The only transactions related to Fibonacci Re that will be recorded in the Company’s consolidated financial statements will be the ceded reinsurance agreements entered into by Renaissance Reinsurance that are accounted for as prospective reinsurance under FASB ASC Topic Financial Services - Insurance, and the fair value of the participating notes owned by the Company. Other than its investment in the participating notes of Fibonacci Re, the Company has not provided financial or other support to Fibonacci Re that it was not contractually required to provide.

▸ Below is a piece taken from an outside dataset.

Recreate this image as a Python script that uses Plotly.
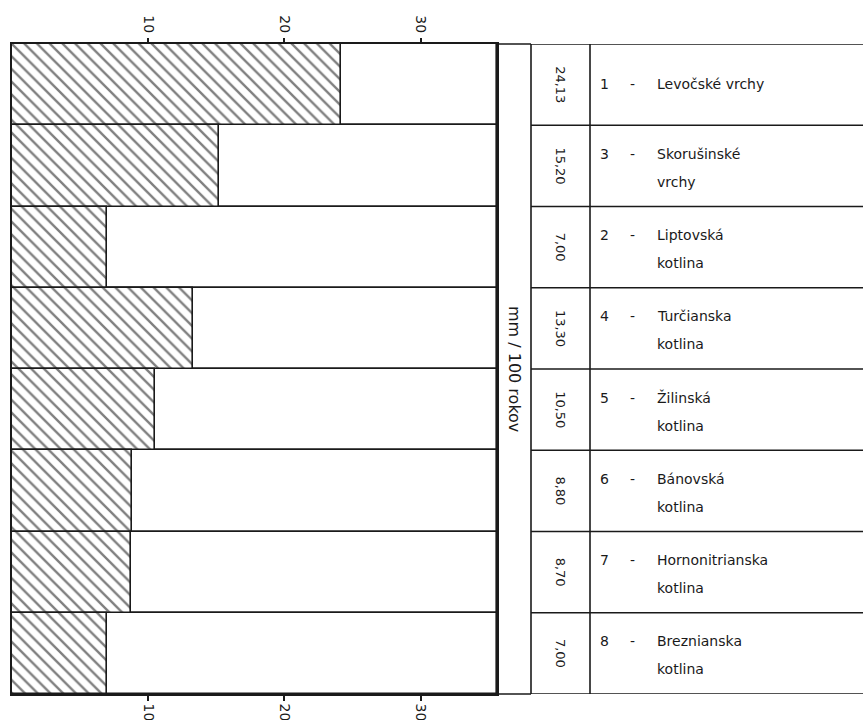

Effective with the risk period incepting on January 1, 2017, Fibonacci Re raised $140.0 million of capital from third party investors and the Company, via a private placement of participating notes which are listed on the Bermuda Stock Exchange. The fair value of the Company’s investment in the participating notes of Fibonacci Re is included in other investments and was $30.0 million at March 31, 2017.
Renaissance Reinsurance entered into ceded reinsurance contracts with Fibonacci Re with premiums ceded of $7.4 million during the three months ended March 31, 2017. In addition, Renaissance Reinsurance recognized ceded premiums earned related to the ceded reinsurance contracts with Fibonacci Re of $1.8 million during the three months ended March 31, 2017.